Architectural Techniques to Enhance DRAM Scaling

2015-06-01T00:00:00Z (GMT) by Yoongu Kim

For decades, main memory has enjoyed the continuous scaling of its physical substrate: DRAM (Dynamic Random Access Memory). But now, DRAM scaling has reached a threshold where DRAM cells cannot be made smaller without jeopardizing their robustness. This thesis identifies two specific challenges to DRAM scaling, and presents architectural techniques to overcome them.
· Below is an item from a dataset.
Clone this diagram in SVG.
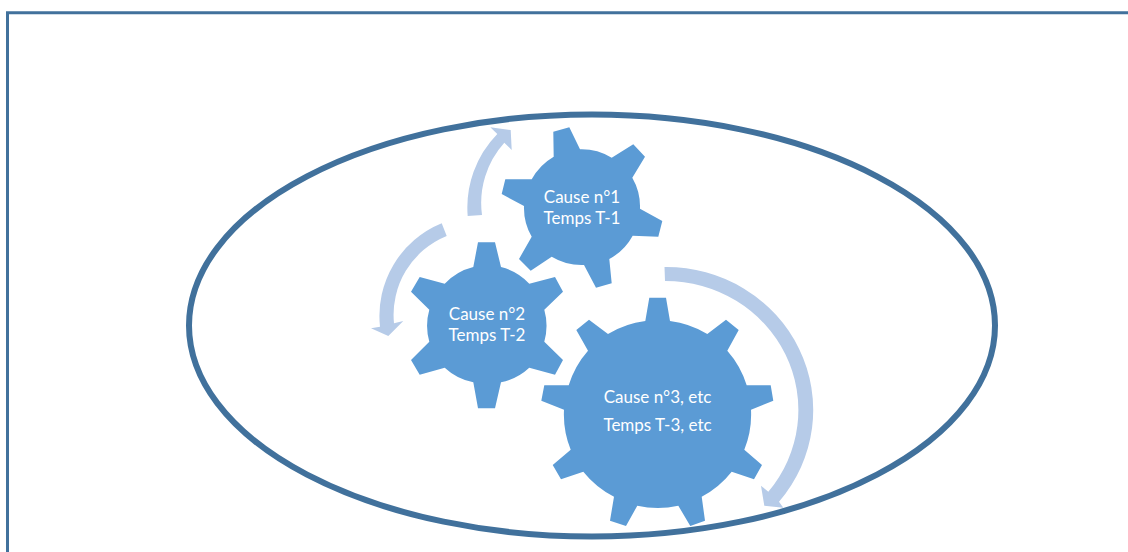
<svg xmlns="http://www.w3.org/2000/svg" width="1128" height="552" viewBox="0 0 1128 552">
<style>
.gear{fill:#5b9bd5}
.arrow{fill:#b6cbe8}
.label{fill:#fff;font-family:"Lato","Liberation Sans",sans-serif;font-size:17px;text-anchor:middle}
.line{fill:none;stroke:#41719c}
</style>
<rect width="1128" height="552" fill="#fff"/>
<path id="frame" class="line" stroke-width="3" d="M1128,12.8H7.5V552"/>
<g id="connectors">
<path class="arrow" d="M467.7,216A105,105 0 0 1 497.3,134L490.3,127.3L510.7,130L511.7,150L504.3,142.7A90,90 0 0 0 482,215Z"/>
<path class="arrow" d="M441.7,223.3A100,100 0 0 0 380,326.7L371,328.3L388.3,336L403.3,321L394,323.3A85,85 0 0 1 446.7,236Z"/>
<path class="arrow" d="M664.5,267A147,143 0 0 1 779,501.7L783.3,507.7L764.3,505.7L761,485.7L768.3,491.7A133,129 0 0 0 665,281Z"/>
</g>
<g id="gear1">
<path class="gear" d="M553.3,131.7L569.3,127.3L580,149.3A58,58 0 0 1 611.7,157.7L633.3,144.3L645,156.7L632.3,177.7A58,58 0 0 1 640,208.7L662.3,221L658.3,236.7L632.7,235.7A58,58 0 0 1 609.3,259L611.7,283.3L596,287.7L584,265A58,58 0 0 1 551.7,256.7L530.7,270.7L519,259L531.7,236.7A58,58 0 0 1 524,206L501.7,194L505.3,179.3L531.7,179.3A58,58 0 0 1 553.7,156.7Z"/>
<text class="label" x="582" y="203">Cause n°1</text>
<text class="label" x="582" y="224">Temps T-1</text>
</g>
<g id="gear2">
<path class="gear" d="M478,242.3H495L501,267A59,59 0 0 1 529.3,283.7L555,277L563,291.7L544.3,309.7A59,59 0 0 1 544.3,341.7L563,360L555,374.7L529.3,367.7A59,59 0 0 1 501,382.3L495,408.3H478L473.3,382.3A59,59 0 0 1 444.7,367.7L419.7,374.7L411,360L429.3,341.7A59,59 0 0 1 429.3,309.7L411,291.7L419.7,277L444.7,283.7A59,59 0 0 1 473.3,267Z"/>
<text class="label" x="487" y="320">Cause n°2</text>
<text class="label" x="487" y="341">Temps T-2</text>
</g>
<g id="gear3">
<path class="gear" d="M649.3,297.7H666L670,321A94,94 0 0 1 707.3,334L726,319.7L738.7,330L727.3,350.7A94,94 0 0 1 746.7,385.3H770.7L773.3,400.7L751,409.7A94,94 0 0 1 744.3,449.7L762,465L754,479.3L731.7,471.7A94,94 0 0 1 701.7,496.7L705,520.7L690.3,526L678.3,505.7A94,94 0 0 1 637.3,505.7L626,526L610,520.7L614,496.7A94,94 0 0 1 583.3,471.7L561,479.3L552.7,465L570.7,449.7A94,94 0 0 1 564,409.7L541.3,400.7L544.3,385.3H568.7A94,94 0 0 1 588,350.7L576.3,330L589,319.7L608,334A94,94 0 0 1 645.3,321Z"/>
<text class="label" x="657.500" y="403">Cause n°3, etc</text>
<text class="label" x="657.500" y="431">Temps T-3, etc</text>
</g>
<ellipse id="boundary" class="line" stroke-width="6" cx="592" cy="325.500" rx="403" ry="211"/>
</svg>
First, DRAM cells are becoming less reliable. As DRAM process technology scales down to smaller dimensions, it is more likely for DRAM cells to electrically interfere with each
other’s operation. We confirm this by exposing the vulnerability of the latest DRAM chips to a reliability problem called disturbance errors. By reading repeatedly from the same cell in DRAM, we show that it is possible to corrupt the data stored in nearby cells. We demonstrate this phenomenon on Intel and AMD systems using a malicious program that generates many DRAM accesses. We provide an extensive characterization of the errors, as well as their behavior, using a custom-built testing platform. After examining various potential ways of addressing the problem, we propose a low-overhead solution that effectively
prevents the errors through a collaborative effort between the DRAM chips and the DRAM controller. Second, DRAM cells are becoming slower due to worsening variation in DRAM process technology. To alleviate the latency bottleneck, we propose to unlock fine-grained parallelism within a DRAM chip so that many accesses can be served at the same time. We take a close look at how a DRAM chip is internally organized, and find that it is divided into small partitions of DRAM cells called subarrays. Although the subarrays are mostly independent, they occasionally rely upon some global circuit components that force the subarrays to be operated one at a time. To overcome this limitation, we devise a series of non-intrusive changes to DRAM architecture that increases the autonomy of the subarrays
and allows them to be accessed concurrently. We show that such parallelism across subarrays provides large performance gains at low cost. Lastly, we present a powerful DRAM simulator that facilitates the design space exploration of main memory. Unlike previous simulators, our simulator is easy to modify, allowing DRAM architectural changes to be modeled quickly and accurately. This is why
our simulator is able to provide out-of-the-box support for a wide array of contemporary DRAM standards. Our simulator is also the fastest, outperforming the next fastest simulator
by more than a factor of two.